> _Available data_

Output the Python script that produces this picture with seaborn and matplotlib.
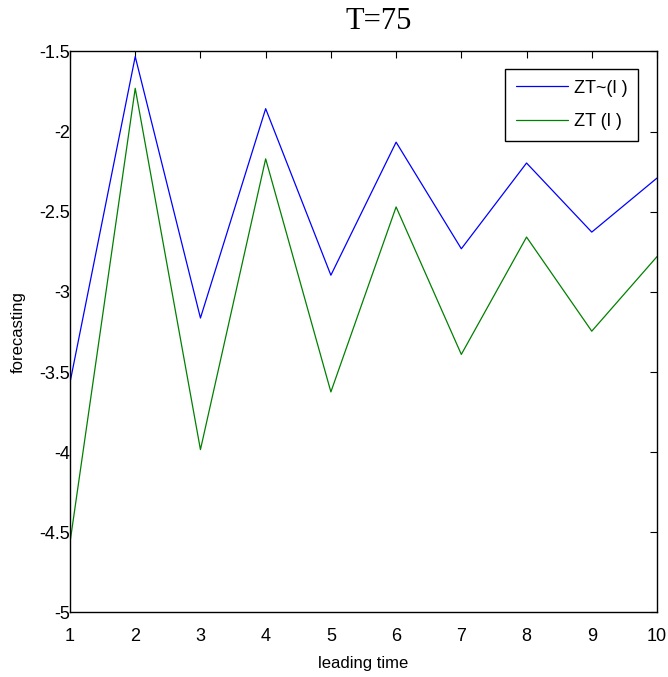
import matplotlib
matplotlib.use("Agg")
import matplotlib.pyplot as plt
import seaborn as sns
import pandas as pd

leading_time = [1, 2, 3, 4, 5, 6, 7, 8, 9, 10]
zt_tilde = [-3.565, -1.532, -3.163, -1.857, -2.896, -2.066, -2.731, -2.196, -2.627, -2.29]
zt = [-4.563, -1.73, -3.984, -2.17, -3.624, -2.47, -3.39, -2.658, -3.245, -2.78]
series_names = ["ZT~(l )", "ZT (l )"]
x_ticks = [1, 2, 3, 4, 5, 6, 7, 8, 9, 10]
y_ticks = [-5, -4.5, -4, -3.5, -3, -2.5, -2, -1.5]
y_tick_labels = ["-5", "-4.5", "-4", "-3.5", "-3", "-2.5", "-2", "-1.5"]

df = pd.DataFrame({
    "leading time": leading_time * 2,
    "forecasting": zt_tilde + zt,
    "series": [series_names[0]] * len(leading_time) + [series_names[1]] * len(leading_time),
})

sns.set_style("white")
plt.rcParams["font.family"] = ["Liberation Sans", "DejaVu Sans"]
plt.rcParams["text.color"] = "black"
plt.rcParams["axes.labelcolor"] = "black"

fig = plt.figure(figsize=(6.68, 6.77), dpi=100)
ax = fig.add_axes([0.1048, 0.0953, 0.8787, 0.8287])

sns.lineplot(data=df, x="leading time", y="forecasting", hue="series",
             palette={series_names[0]: (0, 0, 1), series_names[1]: (0, 0.5, 0)},
             linewidth=0.9, ax=ax, legend=False, estimator=None, sort=False)

ax.set_xlim(1, 10)
ax.set_ylim(-5, -1.5)
ax.set_xticks(x_ticks)
ax.set_xticklabels([str(t) for t in x_ticks])
ax.set_yticks(y_ticks)
ax.set_yticklabels(y_tick_labels)
ax.tick_params(direction="in", length=5, width=0.8, top=True, right=True,
               labelsize=13, colors="black")
ax.tick_params(axis="x", pad=11)
ax.tick_params(axis="y", pad=0)
for s in ax.spines.values():
    s.set_visible(True)
    s.set_color("black")
    s.set_linewidth(1.0)

ax.set_xlabel("leading time", fontsize=12, labelpad=8, color="black")
ax.set_ylabel("forecasting", fontsize=12, labelpad=10, color="black")
ax.set_title("T=75", fontsize=22, family=["Liberation Serif", "DejaVu Serif"],
             x=0.5256, pad=16, color="black")

handles = ax.get_lines()[:2]
leg = ax.legend(handles, series_names, loc="upper right",
                bbox_to_anchor=(0.9676, 0.9688), borderaxespad=0,
                fontsize=13, handlelength=2.9, handletextpad=0.3,
                fancybox=False, frameon=True,
                edgecolor="black", framealpha=1, borderpad=0.6, labelspacing=0.9)
leg.get_frame().set_linewidth(1.0)

fig.savefig("out.png", dpi=100)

> _Exercise goal_
Leave out the pictures and repeat exactly the lines from the start of the material through the line that contains "import pandas as pd", both included.

> _The completed task_
Output the Python script that produces this picture with seaborn and matplotlib.
import matplotlib
matplotlib.use("Agg")
import matplotlib.pyplot as plt
import seaborn as sns
import pandas as pd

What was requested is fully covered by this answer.